++++ Dataset content

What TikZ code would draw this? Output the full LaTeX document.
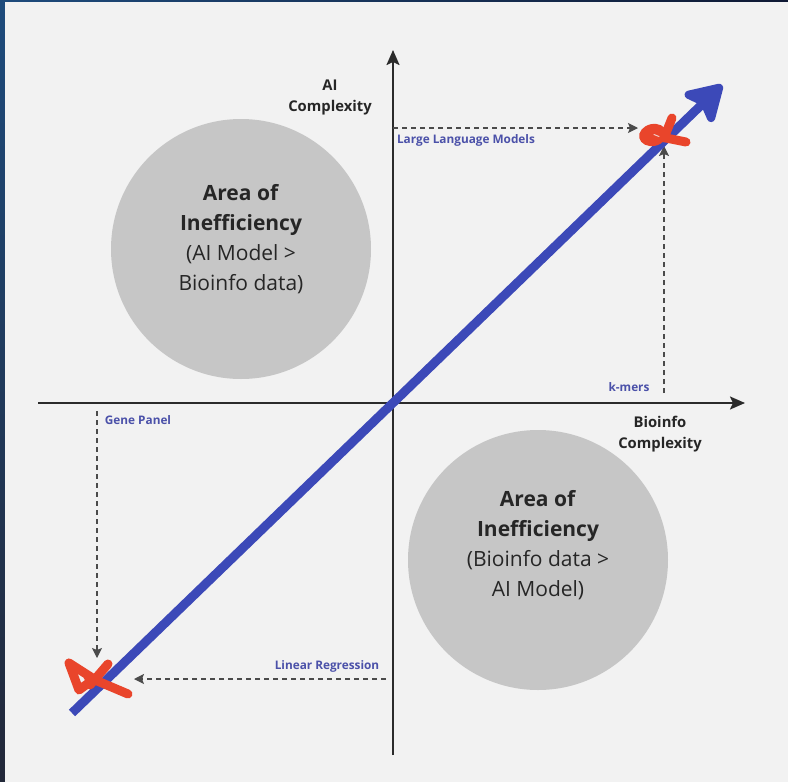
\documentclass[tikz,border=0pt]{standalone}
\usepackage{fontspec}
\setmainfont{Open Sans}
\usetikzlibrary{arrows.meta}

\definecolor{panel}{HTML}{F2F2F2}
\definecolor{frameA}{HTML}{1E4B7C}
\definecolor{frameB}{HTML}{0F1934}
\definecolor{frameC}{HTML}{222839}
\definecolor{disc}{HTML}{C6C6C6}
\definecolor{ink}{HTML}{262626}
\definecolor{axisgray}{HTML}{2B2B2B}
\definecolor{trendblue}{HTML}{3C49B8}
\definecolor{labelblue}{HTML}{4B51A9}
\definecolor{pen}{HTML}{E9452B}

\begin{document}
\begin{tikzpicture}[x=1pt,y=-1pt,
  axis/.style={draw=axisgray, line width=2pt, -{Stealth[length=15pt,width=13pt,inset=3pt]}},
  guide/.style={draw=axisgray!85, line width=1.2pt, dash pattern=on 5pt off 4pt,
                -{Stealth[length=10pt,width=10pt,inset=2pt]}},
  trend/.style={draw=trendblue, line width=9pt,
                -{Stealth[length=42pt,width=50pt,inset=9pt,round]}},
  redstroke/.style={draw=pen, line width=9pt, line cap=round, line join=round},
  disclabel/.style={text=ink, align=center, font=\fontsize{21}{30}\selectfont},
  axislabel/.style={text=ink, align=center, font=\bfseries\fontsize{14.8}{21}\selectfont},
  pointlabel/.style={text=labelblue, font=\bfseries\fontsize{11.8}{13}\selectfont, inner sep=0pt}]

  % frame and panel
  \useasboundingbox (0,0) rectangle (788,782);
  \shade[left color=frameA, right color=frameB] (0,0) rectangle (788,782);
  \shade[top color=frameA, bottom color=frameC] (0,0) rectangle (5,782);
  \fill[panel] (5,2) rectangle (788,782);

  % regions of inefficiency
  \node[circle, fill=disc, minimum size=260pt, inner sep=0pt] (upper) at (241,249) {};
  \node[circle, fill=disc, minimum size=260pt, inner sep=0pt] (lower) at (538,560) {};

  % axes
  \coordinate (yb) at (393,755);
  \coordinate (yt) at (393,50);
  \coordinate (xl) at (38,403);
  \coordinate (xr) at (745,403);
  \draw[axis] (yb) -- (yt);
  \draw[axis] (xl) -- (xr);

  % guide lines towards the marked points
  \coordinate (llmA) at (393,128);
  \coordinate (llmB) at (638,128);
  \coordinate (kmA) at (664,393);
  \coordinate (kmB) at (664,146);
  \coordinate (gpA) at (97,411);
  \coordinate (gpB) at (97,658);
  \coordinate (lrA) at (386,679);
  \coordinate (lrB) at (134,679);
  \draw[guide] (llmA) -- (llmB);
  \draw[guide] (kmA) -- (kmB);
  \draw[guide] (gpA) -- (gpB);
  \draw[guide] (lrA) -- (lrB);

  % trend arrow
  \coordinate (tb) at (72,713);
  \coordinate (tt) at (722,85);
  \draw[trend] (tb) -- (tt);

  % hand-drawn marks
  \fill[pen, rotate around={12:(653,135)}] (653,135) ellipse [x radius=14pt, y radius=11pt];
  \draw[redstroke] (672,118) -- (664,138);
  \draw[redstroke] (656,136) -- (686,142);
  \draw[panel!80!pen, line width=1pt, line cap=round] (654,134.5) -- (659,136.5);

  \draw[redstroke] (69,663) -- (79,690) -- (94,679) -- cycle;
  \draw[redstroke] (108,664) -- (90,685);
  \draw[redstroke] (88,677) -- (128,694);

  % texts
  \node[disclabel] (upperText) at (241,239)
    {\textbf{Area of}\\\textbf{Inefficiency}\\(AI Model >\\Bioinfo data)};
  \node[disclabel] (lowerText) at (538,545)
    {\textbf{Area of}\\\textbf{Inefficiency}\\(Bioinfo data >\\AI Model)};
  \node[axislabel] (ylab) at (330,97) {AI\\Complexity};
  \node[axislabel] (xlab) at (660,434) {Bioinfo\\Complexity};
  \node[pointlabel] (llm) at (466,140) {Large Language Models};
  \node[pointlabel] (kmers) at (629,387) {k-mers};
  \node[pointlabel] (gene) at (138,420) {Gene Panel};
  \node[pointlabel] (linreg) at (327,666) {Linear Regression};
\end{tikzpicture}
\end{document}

++++++++

** Task brief **
Go through the listing above and quote it exactly, apart from its images.

** Solved exercise **
What TikZ code would draw this? Output the full LaTeX document.
\documentclass[tikz,border=0pt]{standalone}
\usepackage{fontspec}
\setmainfont{Open Sans}
\usetikzlibrary{arrows.meta}

\definecolor{panel}{HTML}{F2F2F2}
\definecolor{frameA}{HTML}{1E4B7C}
\definecolor{frameB}{HTML}{0F1934}
\definecolor{frameC}{HTML}{222839}
\definecolor{disc}{HTML}{C6C6C6}
\definecolor{ink}{HTML}{262626}
\definecolor{axisgray}{HTML}{2B2B2B}
\definecolor{trendblue}{HTML}{3C49B8}
\definecolor{labelblue}{HTML}{4B51A9}
\definecolor{pen}{HTML}{E9452B}

\begin{document}
\begin{tikzpicture}[x=1pt,y=-1pt,
  axis/.style={draw=axisgray, line width=2pt, -{Stealth[length=15pt,width=13pt,inset=3pt]}},
  guide/.style={draw=axisgray!85, line width=1.2pt, dash pattern=on 5pt off 4pt,
                -{Stealth[length=10pt,width=10pt,inset=2pt]}},
  trend/.style={draw=trendblue, line width=9pt,
                -{Stealth[length=42pt,width=50pt,inset=9pt,round]}},
  redstroke/.style={draw=pen, line width=9pt, line cap=round, line join=round},
  disclabel/.style={text=ink, align=center, font=\fontsize{21}{30}\selectfont},
  axislabel/.style={text=ink, align=center, font=\bfseries\fontsize{14.8}{21}\selectfont},
  pointlabel/.style={text=labelblue, font=\bfseries\fontsize{11.8}{13}\selectfont, inner sep=0pt}]

  % frame and panel
  \useasboundingbox (0,0) rectangle (788,782);
  \shade[left color=frameA, right color=frameB] (0,0) rectangle (788,782);
  \shade[top color=frameA, bottom color=frameC] (0,0) rectangle (5,782);
  \fill[panel] (5,2) rectangle (788,782);

  % regions of inefficiency
  \node[circle, fill=disc, minimum size=260pt, inner sep=0pt] (upper) at (241,249) {};
  \node[circle, fill=disc, minimum size=260pt, inner sep=0pt] (lower) at (538,560) {};

  % axes
  \coordinate (yb) at (393,755);
  \coordinate (yt) at (393,50);
  \coordinate (xl) at (38,403);
  \coordinate (xr) at (745,403);
  \draw[axis] (yb) -- (yt);
  \draw[axis] (xl) -- (xr);

  % guide lines towards the marked points
  \coordinate (llmA) at (393,128);
  \coordinate (llmB) at (638,128);
  \coordinate (kmA) at (664,393);
  \coordinate (kmB) at (664,146);
  \coordinate (gpA) at (97,411);
  \coordinate (gpB) at (97,658);
  \coordinate (lrA) at (386,679);
  \coordinate (lrB) at (134,679);
  \draw[guide] (llmA) -- (llmB);
  \draw[guide] (kmA) -- (kmB);
  \draw[guide] (gpA) -- (gpB);
  \draw[guide] (lrA) -- (lrB);

  % trend arrow
  \coordinate (tb) at (72,713);
  \coordinate (tt) at (722,85);
  \draw[trend] (tb) -- (tt);

  % hand-drawn marks
  \fill[pen, rotate around={12:(653,135)}] (653,135) ellipse [x radius=14pt, y radius=11pt];
  \draw[redstroke] (672,118) -- (664,138);
  \draw[redstroke] (656,136) -- (686,142);
  \draw[panel!80!pen, line width=1pt, line cap=round] (654,134.5) -- (659,136.5);

  \draw[redstroke] (69,663) -- (79,690) -- (94,679) -- cycle;
  \draw[redstroke] (108,664) -- (90,685);
  \draw[redstroke] (88,677) -- (128,694);

  % texts
  \node[disclabel] (upperText) at (241,239)
    {\textbf{Area of}\\\textbf{Inefficiency}\\(AI Model >\\Bioinfo data)};
  \node[disclabel] (lowerText) at (538,545)
    {\textbf{Area of}\\\textbf{Inefficiency}\\(Bioinfo data >\\AI Model)};
  \node[axislabel] (ylab) at (330,97) {AI\\Complexity};
  \node[axislabel] (xlab) at (660,434) {Bioinfo\\Complexity};
  \node[pointlabel] (llm) at (466,140) {Large Language Models};
  \node[pointlabel] (kmers) at (629,387) {k-mers};
  \node[pointlabel] (gene) at (138,420) {Gene Panel};
  \node[pointlabel] (linreg) at (327,666) {Linear Regression};
\end{tikzpicture}
\end{document}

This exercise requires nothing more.